In cooperation with the German Electron Synchrotron (DESY) in Hamburg and the Center for Advanced Radiation Sources in Chicago, it was possible to identify the structures of the new compounds of lanthanum and hydrogen. It turned out that lanthanum hydrides with the same arrangement of lanthanum atoms differ considerably in their hydrogen content. In other words, the same framework of lanthanum atoms can be linked to different numbers of hydrogen atoms. The hydrogen atoms can thereby be arranged in very different ways. The scientists have shown that a similar structural diversity can also exist in hydrides that contain other metals from the rare earth group instead of lanthanum. These surprising findings refute a hypothesis that has played a central role in research into superconducting materials up to now: namely, the prejudice that a certain number and arrangement of lanthanum atoms only allows only for one specific configuration of hydrogen atoms.

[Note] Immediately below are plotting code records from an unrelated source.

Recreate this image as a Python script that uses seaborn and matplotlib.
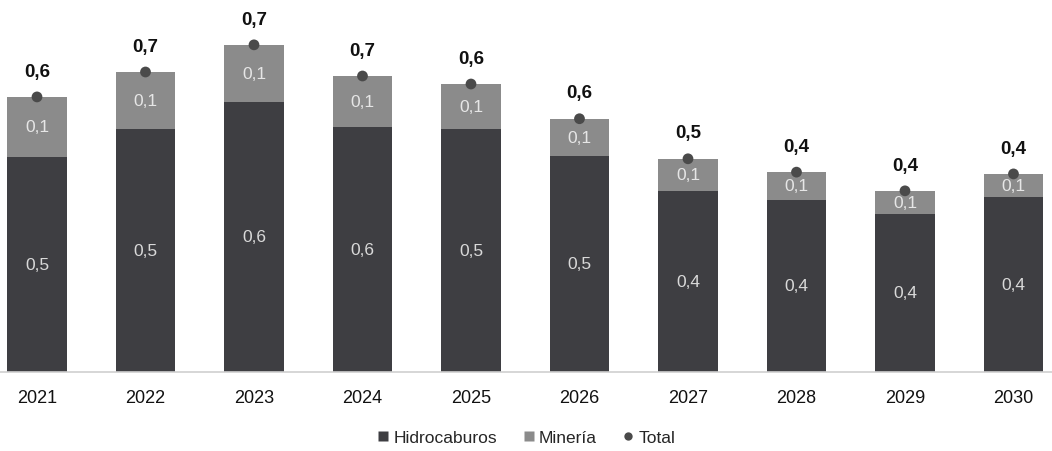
import matplotlib
matplotlib.use("Agg")
import matplotlib.pyplot as plt
from matplotlib.lines import Line2D
import seaborn as sns
import pandas as pd
import numpy as np

years = ["2021", "2022", "2023", "2024", "2025", "2026", "2027", "2028", "2029", "2030"]
hidrocarburos = [0.483, 0.545, 0.607, 0.551, 0.546, 0.486, 0.407, 0.387, 0.355, 0.393]
mineria = [0.135, 0.129, 0.128, 0.114, 0.101, 0.083, 0.072, 0.062, 0.052, 0.052]

C_HID = "#3e3e42"
C_MIN = "#8b8b8b"
C_DOT = "#4a4a4a"

total = [h + m for h, m in zip(hidrocarburos, mineria)]
df = pd.DataFrame({"year": years, "Hidrocarburos": hidrocarburos,
                   "Minería": mineria, "Total": total})

def fmt(v):
    return f"{v:.1f}".replace(".", ",")

sns.set_theme(style="white")
plt.rcParams["font.family"] = ["Liberation Sans", "DejaVu Sans"]

fig = plt.figure(figsize=(10.52, 4.52), dpi=100)
ax = fig.add_axes([0, 0.1748, 1, 0.8252])

# stacked bars: total (mineria colour) then hidrocarburos overlaid
sns.barplot(data=df, x="year", y="Total", color=C_MIN, width=0.545,
            saturation=1, ax=ax, linewidth=0)
sns.barplot(data=df, x="year", y="Hidrocarburos", color=C_HID, width=0.545,
            saturation=1, ax=ax, linewidth=0)

pos = np.arange(len(years))
sns.scatterplot(x=pos, y=df["Total"], color=C_DOT, s=60, edgecolor="none",
                ax=ax, zorder=5, legend=False)

for i in range(len(years)):
    h = hidrocarburos[i]
    m = mineria[i]
    t = total[i]
    ax.text(i, h / 2, fmt(h), ha="center", va="center", fontsize=12.5,
            color="#d9d9d9")
    ax.text(i, h + m / 2, fmt(m), ha="center", va="center", fontsize=12.5,
            color="#e6e6e6")
    ax.text(i, t + 0.058, fmt(t), ha="center", va="center", fontsize=13.5,
            fontweight="bold", color="#111111")

ax.set_xlim(-0.341, 9.355)
ax.set_ylim(0, 0.838)
ax.set_xlabel("")
ax.set_ylabel("")
ax.set_yticks([])
for s in ["top", "left", "right"]:
    ax.spines[s].set_visible(False)
ax.spines["bottom"].set_color("#cfcfcf")
ax.spines["bottom"].set_linewidth(1.2)
ax.tick_params(axis="x", length=0, pad=12, labelsize=13, labelcolor="#111111")

handles = [
    Line2D([0], [0], marker="s", linestyle="none", markersize=7,
           markerfacecolor=C_HID, markeredgecolor="none", label="Hidrocaburos"),
    Line2D([0], [0], marker="s", linestyle="none", markersize=7,
           markerfacecolor=C_MIN, markeredgecolor="none", label="Minería"),
    Line2D([0], [0], marker="o", linestyle="none", markersize=6,
           markerfacecolor=C_DOT, markeredgecolor="none", label="Total"),
]
fig.legend(handles=handles, loc="center", bbox_to_anchor=(0.5, 0.03),
           ncol=3, frameon=False, fontsize=12.5, handlelength=0.8,
           handletextpad=0.2, columnspacing=1.4)

fig.savefig("out.png", dpi=100)
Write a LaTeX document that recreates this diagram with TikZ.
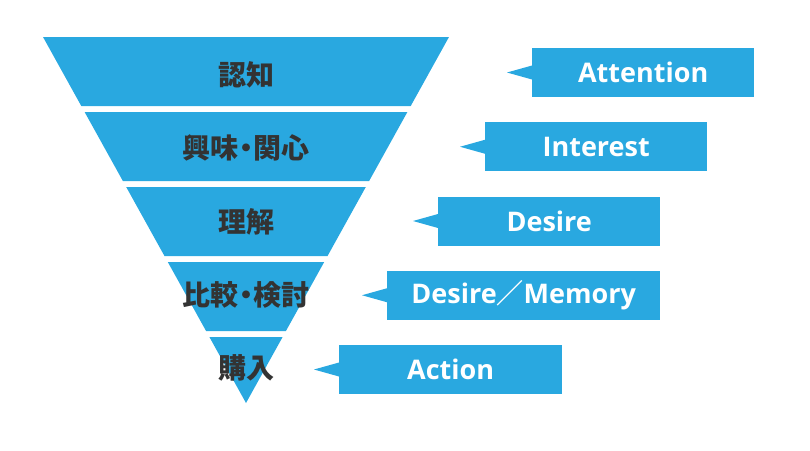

Against this background, the coordinator of the study, Prof. Dr. Dr. h.c. Natalia Dubrovinskaia from the Laboratory of Crystallography at the University of Bayreuth explains: "In our search for superconductors with higher transition temperatures, theoretical models and calculations based on them are indispensable. Hydrogen-containing solids have proven to be highly promising materials. The superconductivity of these chemical compounds depends, as we know today, essentially on the number and arrangement of the hydrogen atoms. It is therefore all the more important that our theoretical models do not incorporate incorrect assumptions that lead to hydrogen-containing solids with a high transition temperature remaining undiscovered.“ Prof. Dr. Dr. h.c. Leonid Dubrovinsky from BGI adds: „Our findings on lanthanum hydrides firmly remind us that in the search for optimal superconductors we must not underestimate the number of possible hydrogen-containing compounds and the variety of possible configurations of hydrogen atoms."